__Stored data__.
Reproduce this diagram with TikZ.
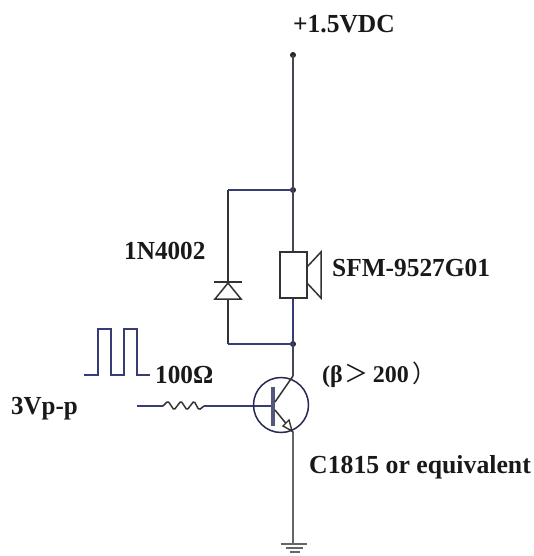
\documentclass[tikz,border=0pt]{standalone}
\usepackage{fontspec}
\setmainfont{Liberation Serif}
\newfontfamily\cjkf{Noto Sans CJK SC}
\usetikzlibrary{arrows.meta}
\definecolor{wire}{RGB}{70,70,85}
\definecolor{bluewire}{RGB}{55,60,120}
\tikzset{
  x=1pt,y=-1pt,
  wireline/.style={draw=wire,line width=1.5pt,line join=miter},
  bluel/.style={draw=bluewire,line width=1.7pt},
  darkl/.style={draw=black!80,line width=1.7pt},
  lab/.style={inner sep=0pt,anchor=base west,font=\fontsize{26}{26}\selectfont\bfseries,text=black!90},
  dotj/.style={circle,fill=black!85,inner sep=0pt,minimum size=6pt}
}
\begin{document}
\begin{tikzpicture}
\useasboundingbox (0,0) rectangle (534,556);
\fill[white] (0,0) rectangle (534,556);
% labels
\node[lab] (vdc) at (293,33) {\scalebox{.98}[1]{+1.5VDC}};
\node[lab] (dlab) at (124,259) {\scalebox{.97}[1]{1N4002}};
\node[lab] (spk) at (332,276) {\scalebox{.975}[1]{SFM-9527G01}};
\node[lab] (rlab) at (155,383) {\scalebox{.97}[1]{100Ω}};
\node[lab,font=\fontsize{24}{24}\selectfont\bfseries] (beta) at (322,382) {(β\hspace{2pt}{\cjkf\mdseries ＞}\hspace{4pt}200{\cjkf\mdseries\hspace{4pt}）}};
\node[lab] (vpp) at (11,414) {\scalebox{.96}[1]{3Vp-p}};
\node[lab] (cname) at (309,473) {\scalebox{.99}[1]{C1815 or equivalent}};
% junctions
\node[dotj] (top) at (293,55) {};
\node[dotj] (j1) at (293,190) {};
\node[dotj] (j2) at (293,344) {};
\coordinate (spkT) at (293,252);
\coordinate (spkB) at (293,298);
\coordinate (lt) at (228,190);
\coordinate (lb) at (228,344);
\coordinate (dT) at (228,283);
\coordinate (dB) at (228,299);
\coordinate (col) at (293,376);
\coordinate (em) at (293,432);
\coordinate (gnd) at (293,544);
\coordinate (in) at (137,406);
\coordinate (ra) at (163,406);
\coordinate (rb) at (204,406);
\coordinate (base) at (273,406);
% wires
\draw[wireline] (top.center) -- (j1.center) -- (spkT);
\draw[bluel] (j1.center) -- (lt);
\draw[darkl] (lt) -- (dT);
\draw[darkl] (dB) -- (lb);
\draw[bluel] (lb) -- (j2.center);
\draw[bluel] (spkB) -- (j2.center);
\draw[wireline] (j2.center) -- (col);
\draw[wireline,draw=black!60,line width=2pt] (em) -- (gnd);
% speaker
\draw[darkl,line width=1.5pt] (280,252) rectangle (307,298);
\draw[darkl,line width=1.5pt] (307,267) -- (321,252) -- (321,298) -- (307,283);
% diode
\draw[darkl,line width=1.6pt,line join=miter] (214,282) -- (242,282);
\draw[darkl,line width=1.5pt,line join=miter] (dT) -- (241,299) -- (215,299) -- cycle;
% ground
\draw[wireline,draw=black!60,line width=1.5pt] (281,544) -- (307,544);
\draw[wireline,draw=black!60,line width=1.5pt] (286,548) -- (303,548);
\draw[wireline,draw=black!60,line width=1.5pt] (290,552) -- (300,552);
% pulse
\draw[bluel,line width=1.5pt] (84,375) -- (98,375) -- (98,329) -- (111,329) -- (111,375) -- (124,375) -- (124,329) -- (137,329) -- (137,375) -- (150,375);
% resistor and base
\draw[bluel,line width=2.2pt] (in) -- (ra);
\draw[darkl,line width=1.5pt,rounded corners=1.5pt] (ra) -- (168,401) -- (174,410) -- (181,401) -- (187,410) -- (194,401) -- (199,410) -- (rb);
\draw[bluel,line width=2.2pt] (rb) -- (base);
% transistor
\draw[bluewire!70!black,line width=1.5pt] (281,405) circle[radius=27.5];
\draw[draw=bluewire!60!gray,line width=3.5pt] (273,387) -- (273,426);
\draw[darkl,line width=1.5pt] (275,402) -- (col);
\draw[darkl,line width=1.5pt] (275,410) -- (em);
\draw[darkl,line width=1.4pt,fill=white] (292,431) -- (283,426) -- (289,420) -- cycle;
\end{tikzpicture}
\end{document}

__Task to carry out__. Extract the full listing above verbatim; pictures are to be left out of the copy.

__Written solution__.
Reproduce this diagram with TikZ.
\documentclass[tikz,border=0pt]{standalone}
\usepackage{fontspec}
\setmainfont{Liberation Serif}
\newfontfamily\cjkf{Noto Sans CJK SC}
\usetikzlibrary{arrows.meta}
\definecolor{wire}{RGB}{70,70,85}
\definecolor{bluewire}{RGB}{55,60,120}
\tikzset{
  x=1pt,y=-1pt,
  wireline/.style={draw=wire,line width=1.5pt,line join=miter},
  bluel/.style={draw=bluewire,line width=1.7pt},
  darkl/.style={draw=black!80,line width=1.7pt},
  lab/.style={inner sep=0pt,anchor=base west,font=\fontsize{26}{26}\selectfont\bfseries,text=black!90},
  dotj/.style={circle,fill=black!85,inner sep=0pt,minimum size=6pt}
}
\begin{document}
\begin{tikzpicture}
\useasboundingbox (0,0) rectangle (534,556);
\fill[white] (0,0) rectangle (534,556);
% labels
\node[lab] (vdc) at (293,33) {\scalebox{.98}[1]{+1.5VDC}};
\node[lab] (dlab) at (124,259) {\scalebox{.97}[1]{1N4002}};
\node[lab] (spk) at (332,276) {\scalebox{.975}[1]{SFM-9527G01}};
\node[lab] (rlab) at (155,383) {\scalebox{.97}[1]{100Ω}};
\node[lab,font=\fontsize{24}{24}\selectfont\bfseries] (beta) at (322,382) {(β\hspace{2pt}{\cjkf\mdseries ＞}\hspace{4pt}200{\cjkf\mdseries\hspace{4pt}）}};
\node[lab] (vpp) at (11,414) {\scalebox{.96}[1]{3Vp-p}};
\node[lab] (cname) at (309,473) {\scalebox{.99}[1]{C1815 or equivalent}};
% junctions
\node[dotj] (top) at (293,55) {};
\node[dotj] (j1) at (293,190) {};
\node[dotj] (j2) at (293,344) {};
\coordinate (spkT) at (293,252);
\coordinate (spkB) at (293,298);
\coordinate (lt) at (228,190);
\coordinate (lb) at (228,344);
\coordinate (dT) at (228,283);
\coordinate (dB) at (228,299);
\coordinate (col) at (293,376);
\coordinate (em) at (293,432);
\coordinate (gnd) at (293,544);
\coordinate (in) at (137,406);
\coordinate (ra) at (163,406);
\coordinate (rb) at (204,406);
\coordinate (base) at (273,406);
% wires
\draw[wireline] (top.center) -- (j1.center) -- (spkT);
\draw[bluel] (j1.center) -- (lt);
\draw[darkl] (lt) -- (dT);
\draw[darkl] (dB) -- (lb);
\draw[bluel] (lb) -- (j2.center);
\draw[bluel] (spkB) -- (j2.center);
\draw[wireline] (j2.center) -- (col);
\draw[wireline,draw=black!60,line width=2pt] (em) -- (gnd);
% speaker
\draw[darkl,line width=1.5pt] (280,252) rectangle (307,298);
\draw[darkl,line width=1.5pt] (307,267) -- (321,252) -- (321,298) -- (307,283);
% diode
\draw[darkl,line width=1.6pt,line join=miter] (214,282) -- (242,282);
\draw[darkl,line width=1.5pt,line join=miter] (dT) -- (241,299) -- (215,299) -- cycle;
% ground
\draw[wireline,draw=black!60,line width=1.5pt] (281,544) -- (307,544);
\draw[wireline,draw=black!60,line width=1.5pt] (286,548) -- (303,548);
\draw[wireline,draw=black!60,line width=1.5pt] (290,552) -- (300,552);
% pulse
\draw[bluel,line width=1.5pt] (84,375) -- (98,375) -- (98,329) -- (111,329) -- (111,375) -- (124,375) -- (124,329) -- (137,329) -- (137,375) -- (150,375);
% resistor and base
\draw[bluel,line width=2.2pt] (in) -- (ra);
\draw[darkl,line width=1.5pt,rounded corners=1.5pt] (ra) -- (168,401) -- (174,410) -- (181,401) -- (187,410) -- (194,401) -- (199,410) -- (rb);
\draw[bluel,line width=2.2pt] (rb) -- (base);
% transistor
\draw[bluewire!70!black,line width=1.5pt] (281,405) circle[radius=27.5];
\draw[draw=bluewire!60!gray,line width=3.5pt] (273,387) -- (273,426);
\draw[darkl,line width=1.5pt] (275,402) -- (col);
\draw[darkl,line width=1.5pt] (275,410) -- (em);
\draw[darkl,line width=1.4pt,fill=white] (292,431) -- (283,426) -- (289,420) -- cycle;
\end{tikzpicture}
\end{document}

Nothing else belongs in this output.